Print word for word the first line of the listing below and every line after it, through the line with "(0,0) rectangle (654,448);". Leave out the pictures and the rest.

▬▬▬▬▬▬▬▬▬▬

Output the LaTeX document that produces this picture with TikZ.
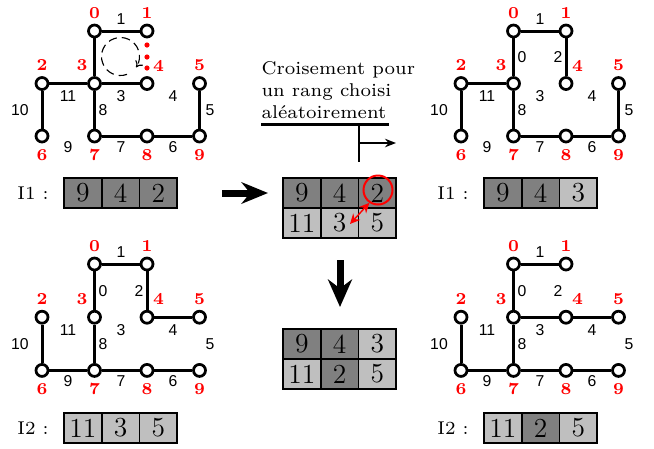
\documentclass[tikz,border=0pt]{standalone}
\usepackage{fontspec}
\newfontfamily\labfont{Liberation Sans}
\usetikzlibrary{arrows.meta}
\newcommand\mkgraph[4]{%
  \foreach \k/\cx/\ry in {0/1/0,1/2/0,2/0/1,3/1/1,4/2/1,5/3/1,6/0/2,7/1/2,8/2/2,9/3/2}{
    \node[vert] (#1\k) at ({#2+42+52.5*\cx},{#3+31+#4*\ry}) {};
  }
  \foreach \k/\dx/\dy in {0/0/-18,1/0/-18,2/0/-18,3/-12.5/-18,4/11.5/-18,5/0/-18,6/0/19,7/0/19,8/0/19,9/0/19}{
    \path (#1\k) ++(\dx,\dy) node[rlab] (#1r\k) {\k};
  }
}
\newcommand\mklabels[5]{%
  \foreach \t/\ex/\ry/\dy in #5{
    \node[elab] (#1e\t) at ({#2+\ex},{#3+31+#4*\ry+\dy}) {\t};
  }
}
\newcommand\alllabels{1/121/0/-12,0/103/0.5/0,2/139/0.5/0,11/68/1/13,3/121/1/13,4/173/1/13,10/20/1.5/0,8/103/1.5/0,5/210/1.5/0,9/68/2/11,7/121/2/11,6/173/2/11}
\newcommand\alabels{1/121/0/-12,11/68/1/13,3/121/1/13,4/173/1/13,10/20/1.5/0,8/103/1.5/0,5/210/1.5/0,9/68/2/11,7/121/2/11,6/173/2/11}
\begin{document}
\begin{tikzpicture}[x=0.4pt,y=-0.4pt,
  vert/.style={circle,draw,line width=1.1pt,fill=white,minimum size=4.8pt,inner sep=0pt},
  edge/.style={line width=1.2pt},
  rlab/.style={text=red,font=\fontsize{6.7}{7}\selectfont\bfseries,inner sep=0pt},
  elab/.style={font=\fontsize{6.3}{7}\labfont,inner sep=0pt},
  cell/.style={draw=black,line width=0.7pt,minimum width=15.08pt,minimum height=12pt,inner sep=0pt,font=\fontsize{11}{13}\selectfont},
  dk/.style={cell,fill=gray},
  lt/.style={cell,fill=lightgray},
  tag/.style={font=\fontsize{7.4}{8}\selectfont,inner sep=0pt},
  bigarrow/.style={line width=2.8pt,-{Stealth[length=10.6pt,width=8.6pt]}}]
\useasboundingbox (0,0) rectangle (654,448);

% ---------- top-left graph ----------
\mkgraph{A}{0}{0}{52.5}
\foreach \a/\b in {0/1,0/3,2/3,3/4,2/6,3/7,7/8,8/9,5/9} \draw[edge] (A\a) -- (A\b);
\mklabels{A}{0}{0}{52.5}{\alabels}
\coordinate (cc) at (120.5,56.5);
\draw[line width=0.45pt,dash pattern=on 3.4pt off 2pt,-{To[length=2.4pt,width=3.6pt]}]
  (cc) ++(-290:19) arc[start angle=-290,end angle=35,radius=19];
\foreach \yy in {45,57,68} \fill[red] (147,\yy) circle[radius=2.6];

% ---------- top-right graph ----------
\mkgraph{B}{419}{0}{52.5}
\foreach \a/\b in {0/1,0/3,1/4,2/3,2/6,3/7,7/8,8/9,5/9} \draw[edge] (B\a) -- (B\b);
\mklabels{B}{419}{0}{52.5}{\alllabels}

% ---------- bottom-left graph ----------
\mkgraph{C}{0}{233}{53.2}
\foreach \a/\b in {0/1,0/3,1/4,4/5,2/6,3/7,6/7,7/8,8/9} \draw[edge] (C\a) -- (C\b);
\mklabels{C}{0}{233}{53.2}{\alllabels}

% ---------- bottom-right graph ----------
\mkgraph{D}{419}{233}{53.2}
\foreach \a/\b in {0/1,0/3,3/4,4/5,2/6,3/7,6/7,7/8,8/9} \draw[edge] (D\a) -- (D\b);
\mklabels{D}{419}{233}{53.2}{\alllabels}

% ---------- arrays ----------
\node[tag] (tI1l) at (33,193) {I1 :};
\node[dk] (p1) at (82.85,193) {9};
\node[dk] (p2) at (120.55,193) {4};
\node[dk] (p3) at (158.25,193) {2};

\node[tag] (tI1r) at (453,193) {I1 :};
\node[dk] (q1) at (502.85,193) {9};
\node[dk] (q2) at (540.55,193) {4};
\node[lt] (q3) at (578.25,193) {3};

\node[tag] (tI2l) at (33,428) {I2 :};
\node[lt] (r1) at (82.85,428) {11};
\node[lt] (r2) at (120.55,428) {3};
\node[lt] (r3) at (158.25,428) {5};

\node[tag] (tI2r) at (453,428) {I2 :};
\node[lt] (s1) at (502.85,428) {11};
\node[dk] (s2) at (540.55,428) {2};
\node[lt] (s3) at (578.25,428) {5};

% center grid (crossover)
\node[dk] (m1) at (301.85,193) {9};
\node[dk] (m2) at (339.55,193) {4};
\node[dk] (m3) at (377.25,193) {2};
\node[lt] (m4) at (301.85,223) {11};
\node[lt] (m5) at (339.55,223) {3};
\node[lt] (m6) at (377.25,223) {5};

\node[dk] (n1) at (301.85,344) {9};
\node[dk] (n2) at (339.55,344) {4};
\node[lt] (n3) at (377.25,344) {3};
\node[lt] (n4) at (301.85,374) {11};
\node[dk] (n5) at (339.55,374) {2};
\node[lt] (n6) at (377.25,374) {5};

% red circle and swap arrow
\node[circle,draw=red,line width=0.8pt,minimum size=11.6pt,inner sep=0pt] (rc) at (378,190) {};
\coordinate (sw) at (350,224);
\draw[red,line width=0.55pt,{Stealth[length=4pt,width=3.8pt]}-{Stealth[length=4pt,width=3.8pt]}] (rc.236) -- (sw);

% big arrows
\coordinate (ra1) at (222,193);
\coordinate (ra2) at (268,193);
\draw[bigarrow] (ra1) -- (ra2);
\coordinate (da1) at (340,260);
\coordinate (da2) at (340,307);
\draw[line width=2.8pt,-{Stealth[length=11pt,width=9.6pt]}] (da1) -- (da2);

% text and bracket
\node[anchor=north west,align=left,inner sep=0pt,font=\fontsize{7.4}{8.8}\selectfont] (txt) at (261,61)
  {Croisement pour\\un rang choisi\\al\'eatoirement};
\coordinate (h1) at (261,124);
\coordinate (h2) at (389,124);
\coordinate (v1) at (359,124);
\coordinate (v2) at (359,162);
\coordinate (a1) at (359,143);
\coordinate (a2) at (396,143);
\draw[line width=1.2pt] (h1) -- (h2);
\draw[line width=1pt] (v1) -- (v2);
\draw[line width=0.7pt,-{Stealth[length=4.4pt,width=3.4pt]}] (a1) -- (a2);
\end{tikzpicture}
\end{document}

▬▬▬▬▬▬▬▬▬▬

= Answer to this problem =
Output the LaTeX document that produces this picture with TikZ.
\documentclass[tikz,border=0pt]{standalone}
\usepackage{fontspec}
\newfontfamily\labfont{Liberation Sans}
\usetikzlibrary{arrows.meta}
\newcommand\mkgraph[4]{%
  \foreach \k/\cx/\ry in {0/1/0,1/2/0,2/0/1,3/1/1,4/2/1,5/3/1,6/0/2,7/1/2,8/2/2,9/3/2}{
    \node[vert] (#1\k) at ({#2+42+52.5*\cx},{#3+31+#4*\ry}) {};
  }
  \foreach \k/\dx/\dy in {0/0/-18,1/0/-18,2/0/-18,3/-12.5/-18,4/11.5/-18,5/0/-18,6/0/19,7/0/19,8/0/19,9/0/19}{
    \path (#1\k) ++(\dx,\dy) node[rlab] (#1r\k) {\k};
  }
}
\newcommand\mklabels[5]{%
  \foreach \t/\ex/\ry/\dy in #5{
    \node[elab] (#1e\t) at ({#2+\ex},{#3+31+#4*\ry+\dy}) {\t};
  }
}
\newcommand\alllabels{1/121/0/-12,0/103/0.5/0,2/139/0.5/0,11/68/1/13,3/121/1/13,4/173/1/13,10/20/1.5/0,8/103/1.5/0,5/210/1.5/0,9/68/2/11,7/121/2/11,6/173/2/11}
\newcommand\alabels{1/121/0/-12,11/68/1/13,3/121/1/13,4/173/1/13,10/20/1.5/0,8/103/1.5/0,5/210/1.5/0,9/68/2/11,7/121/2/11,6/173/2/11}
\begin{document}
\begin{tikzpicture}[x=0.4pt,y=-0.4pt,
  vert/.style={circle,draw,line width=1.1pt,fill=white,minimum size=4.8pt,inner sep=0pt},
  edge/.style={line width=1.2pt},
  rlab/.style={text=red,font=\fontsize{6.7}{7}\selectfont\bfseries,inner sep=0pt},
  elab/.style={font=\fontsize{6.3}{7}\labfont,inner sep=0pt},
  cell/.style={draw=black,line width=0.7pt,minimum width=15.08pt,minimum height=12pt,inner sep=0pt,font=\fontsize{11}{13}\selectfont},
  dk/.style={cell,fill=gray},
  lt/.style={cell,fill=lightgray},
  tag/.style={font=\fontsize{7.4}{8}\selectfont,inner sep=0pt},
  bigarrow/.style={line width=2.8pt,-{Stealth[length=10.6pt,width=8.6pt]}}]
\useasboundingbox (0,0) rectangle (654,448);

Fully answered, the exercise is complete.